## DATA SECTION
— Start —

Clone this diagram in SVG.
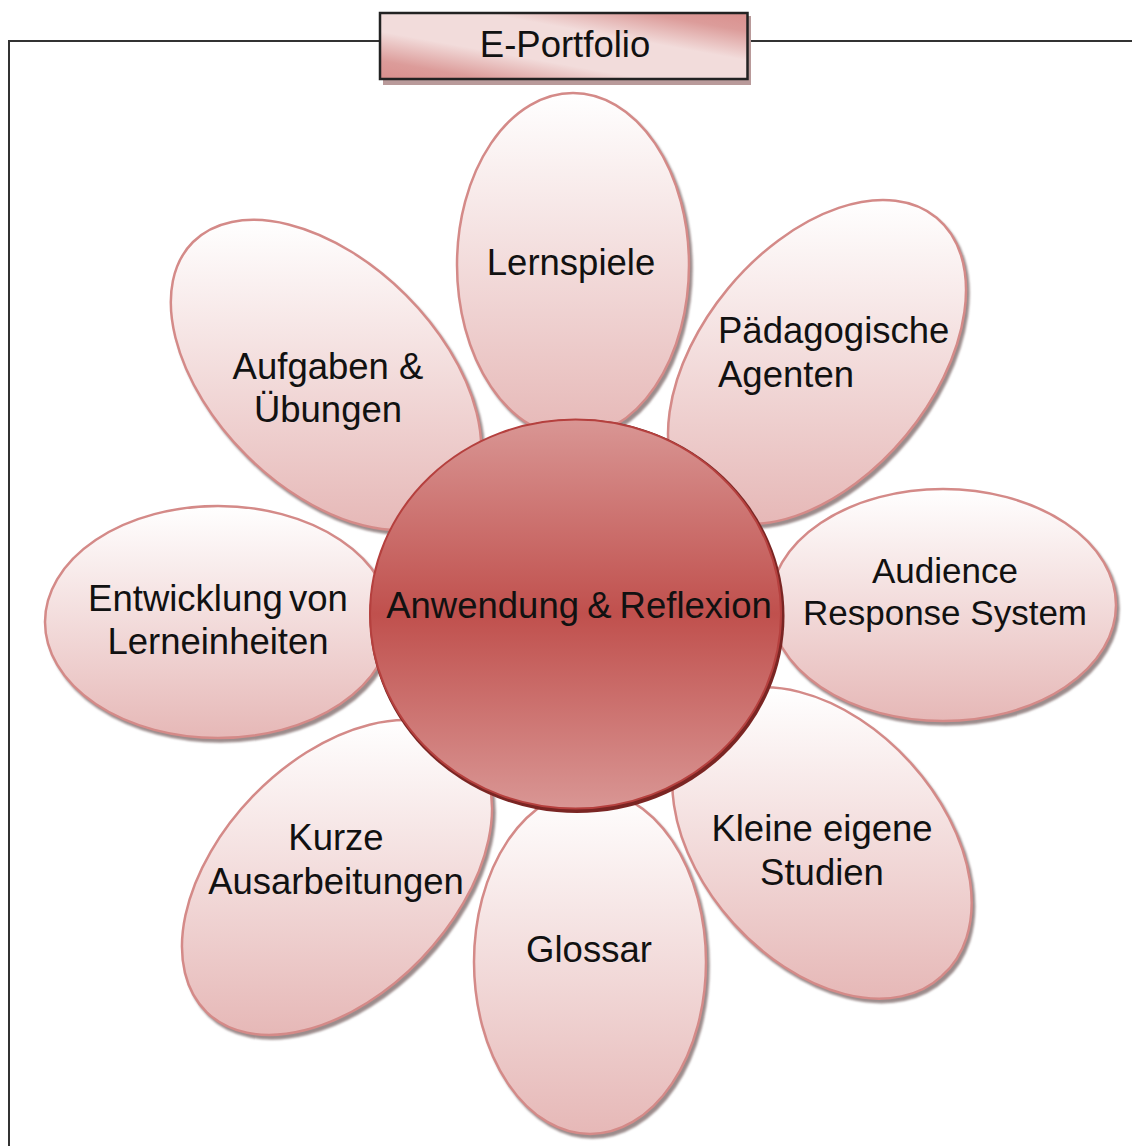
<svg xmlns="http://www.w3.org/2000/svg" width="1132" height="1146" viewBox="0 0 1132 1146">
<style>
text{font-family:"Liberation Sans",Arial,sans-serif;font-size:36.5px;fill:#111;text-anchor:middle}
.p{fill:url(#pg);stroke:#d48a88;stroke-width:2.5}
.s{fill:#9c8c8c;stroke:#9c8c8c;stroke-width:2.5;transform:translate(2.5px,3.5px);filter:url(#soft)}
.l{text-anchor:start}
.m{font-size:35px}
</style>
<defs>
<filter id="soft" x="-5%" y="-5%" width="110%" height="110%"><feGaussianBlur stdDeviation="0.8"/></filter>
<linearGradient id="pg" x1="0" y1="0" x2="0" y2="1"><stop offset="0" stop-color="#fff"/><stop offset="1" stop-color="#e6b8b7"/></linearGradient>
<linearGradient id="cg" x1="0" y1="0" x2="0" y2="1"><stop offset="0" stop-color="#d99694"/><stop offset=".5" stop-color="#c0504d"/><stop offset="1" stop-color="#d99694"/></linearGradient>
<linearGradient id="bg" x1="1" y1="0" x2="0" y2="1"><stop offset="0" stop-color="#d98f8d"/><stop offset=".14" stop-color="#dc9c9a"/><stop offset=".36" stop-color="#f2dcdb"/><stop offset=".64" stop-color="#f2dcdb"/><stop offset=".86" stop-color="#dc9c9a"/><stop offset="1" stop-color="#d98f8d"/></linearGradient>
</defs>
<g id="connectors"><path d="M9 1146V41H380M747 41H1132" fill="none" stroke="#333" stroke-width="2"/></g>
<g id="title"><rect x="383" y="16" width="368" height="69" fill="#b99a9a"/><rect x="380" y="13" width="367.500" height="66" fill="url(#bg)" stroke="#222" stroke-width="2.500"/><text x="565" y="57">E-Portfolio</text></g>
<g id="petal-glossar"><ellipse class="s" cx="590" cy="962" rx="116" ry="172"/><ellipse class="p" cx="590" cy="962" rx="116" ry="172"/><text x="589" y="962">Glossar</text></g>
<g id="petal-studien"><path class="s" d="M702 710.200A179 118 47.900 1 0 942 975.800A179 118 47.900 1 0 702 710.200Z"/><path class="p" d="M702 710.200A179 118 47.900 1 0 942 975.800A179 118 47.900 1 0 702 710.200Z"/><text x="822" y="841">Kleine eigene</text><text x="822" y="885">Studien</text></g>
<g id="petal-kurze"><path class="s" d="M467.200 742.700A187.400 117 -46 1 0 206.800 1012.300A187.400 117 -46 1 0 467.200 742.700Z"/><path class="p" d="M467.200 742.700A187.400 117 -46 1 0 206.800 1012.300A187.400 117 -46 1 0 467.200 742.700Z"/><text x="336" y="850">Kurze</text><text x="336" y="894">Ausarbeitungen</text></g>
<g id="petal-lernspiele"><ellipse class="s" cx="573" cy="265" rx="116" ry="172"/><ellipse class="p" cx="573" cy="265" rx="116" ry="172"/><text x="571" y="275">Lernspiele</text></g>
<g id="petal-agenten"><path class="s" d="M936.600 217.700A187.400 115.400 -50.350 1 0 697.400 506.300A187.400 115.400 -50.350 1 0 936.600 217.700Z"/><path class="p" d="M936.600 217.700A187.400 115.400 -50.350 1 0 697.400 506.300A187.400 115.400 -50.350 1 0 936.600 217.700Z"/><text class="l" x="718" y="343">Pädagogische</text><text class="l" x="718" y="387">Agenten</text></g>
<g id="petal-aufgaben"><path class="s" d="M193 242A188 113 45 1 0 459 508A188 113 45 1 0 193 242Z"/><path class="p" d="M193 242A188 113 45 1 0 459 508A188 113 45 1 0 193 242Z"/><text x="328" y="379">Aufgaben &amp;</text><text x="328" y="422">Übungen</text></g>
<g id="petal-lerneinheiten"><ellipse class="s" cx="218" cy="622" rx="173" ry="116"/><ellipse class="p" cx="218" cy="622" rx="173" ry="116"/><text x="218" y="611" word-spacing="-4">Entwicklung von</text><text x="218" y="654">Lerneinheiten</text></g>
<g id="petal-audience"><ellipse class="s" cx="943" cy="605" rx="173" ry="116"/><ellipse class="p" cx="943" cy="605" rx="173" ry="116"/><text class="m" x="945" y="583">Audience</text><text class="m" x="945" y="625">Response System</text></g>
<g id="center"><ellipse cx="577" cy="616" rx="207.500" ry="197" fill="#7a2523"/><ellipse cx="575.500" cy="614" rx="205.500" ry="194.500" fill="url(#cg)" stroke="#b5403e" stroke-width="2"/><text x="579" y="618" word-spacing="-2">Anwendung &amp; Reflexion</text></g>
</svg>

— End —

## SHORT EXERCISE
Leave out the pictures and reproduce the rest of the listing exactly.

## RESULT
Clone this diagram in SVG.
<svg xmlns="http://www.w3.org/2000/svg" width="1132" height="1146" viewBox="0 0 1132 1146">
<style>
text{font-family:"Liberation Sans",Arial,sans-serif;font-size:36.5px;fill:#111;text-anchor:middle}
.p{fill:url(#pg);stroke:#d48a88;stroke-width:2.5}
.s{fill:#9c8c8c;stroke:#9c8c8c;stroke-width:2.5;transform:translate(2.5px,3.5px);filter:url(#soft)}
.l{text-anchor:start}
.m{font-size:35px}
</style>
<defs>
<filter id="soft" x="-5%" y="-5%" width="110%" height="110%"><feGaussianBlur stdDeviation="0.8"/></filter>
<linearGradient id="pg" x1="0" y1="0" x2="0" y2="1"><stop offset="0" stop-color="#fff"/><stop offset="1" stop-color="#e6b8b7"/></linearGradient>
<linearGradient id="cg" x1="0" y1="0" x2="0" y2="1"><stop offset="0" stop-color="#d99694"/><stop offset=".5" stop-color="#c0504d"/><stop offset="1" stop-color="#d99694"/></linearGradient>
<linearGradient id="bg" x1="1" y1="0" x2="0" y2="1"><stop offset="0" stop-color="#d98f8d"/><stop offset=".14" stop-color="#dc9c9a"/><stop offset=".36" stop-color="#f2dcdb"/><stop offset=".64" stop-color="#f2dcdb"/><stop offset=".86" stop-color="#dc9c9a"/><stop offset="1" stop-color="#d98f8d"/></linearGradient>
</defs>
<g id="connectors"><path d="M9 1146V41H380M747 41H1132" fill="none" stroke="#333" stroke-width="2"/></g>
<g id="title"><rect x="383" y="16" width="368" height="69" fill="#b99a9a"/><rect x="380" y="13" width="367.500" height="66" fill="url(#bg)" stroke="#222" stroke-width="2.500"/><text x="565" y="57">E-Portfolio</text></g>
<g id="petal-glossar"><ellipse class="s" cx="590" cy="962" rx="116" ry="172"/><ellipse class="p" cx="590" cy="962" rx="116" ry="172"/><text x="589" y="962">Glossar</text></g>
<g id="petal-studien"><path class="s" d="M702 710.200A179 118 47.900 1 0 942 975.800A179 118 47.900 1 0 702 710.200Z"/><path class="p" d="M702 710.200A179 118 47.900 1 0 942 975.800A179 118 47.900 1 0 702 710.200Z"/><text x="822" y="841">Kleine eigene</text><text x="822" y="885">Studien</text></g>
<g id="petal-kurze"><path class="s" d="M467.200 742.700A187.400 117 -46 1 0 206.800 1012.300A187.400 117 -46 1 0 467.200 742.700Z"/><path class="p" d="M467.200 742.700A187.400 117 -46 1 0 206.800 1012.300A187.400 117 -46 1 0 467.200 742.700Z"/><text x="336" y="850">Kurze</text><text x="336" y="894">Ausarbeitungen</text></g>
<g id="petal-lernspiele"><ellipse class="s" cx="573" cy="265" rx="116" ry="172"/><ellipse class="p" cx="573" cy="265" rx="116" ry="172"/><text x="571" y="275">Lernspiele</text></g>
<g id="petal-agenten"><path class="s" d="M936.600 217.700A187.400 115.400 -50.350 1 0 697.400 506.300A187.400 115.400 -50.350 1 0 936.600 217.700Z"/><path class="p" d="M936.600 217.700A187.400 115.400 -50.350 1 0 697.400 506.300A187.400 115.400 -50.350 1 0 936.600 217.700Z"/><text class="l" x="718" y="343">Pädagogische</text><text class="l" x="718" y="387">Agenten</text></g>
<g id="petal-aufgaben"><path class="s" d="M193 242A188 113 45 1 0 459 508A188 113 45 1 0 193 242Z"/><path class="p" d="M193 242A188 113 45 1 0 459 508A188 113 45 1 0 193 242Z"/><text x="328" y="379">Aufgaben &amp;</text><text x="328" y="422">Übungen</text></g>
<g id="petal-lerneinheiten"><ellipse class="s" cx="218" cy="622" rx="173" ry="116"/><ellipse class="p" cx="218" cy="622" rx="173" ry="116"/><text x="218" y="611" word-spacing="-4">Entwicklung von</text><text x="218" y="654">Lerneinheiten</text></g>
<g id="petal-audience"><ellipse class="s" cx="943" cy="605" rx="173" ry="116"/><ellipse class="p" cx="943" cy="605" rx="173" ry="116"/><text class="m" x="945" y="583">Audience</text><text class="m" x="945" y="625">Response System</text></g>
<g id="center"><ellipse cx="577" cy="616" rx="207.500" ry="197" fill="#7a2523"/><ellipse cx="575.500" cy="614" rx="205.500" ry="194.500" fill="url(#cg)" stroke="#b5403e" stroke-width="2"/><text x="579" y="618" word-spacing="-2">Anwendung &amp; Reflexion</text></g>
</svg>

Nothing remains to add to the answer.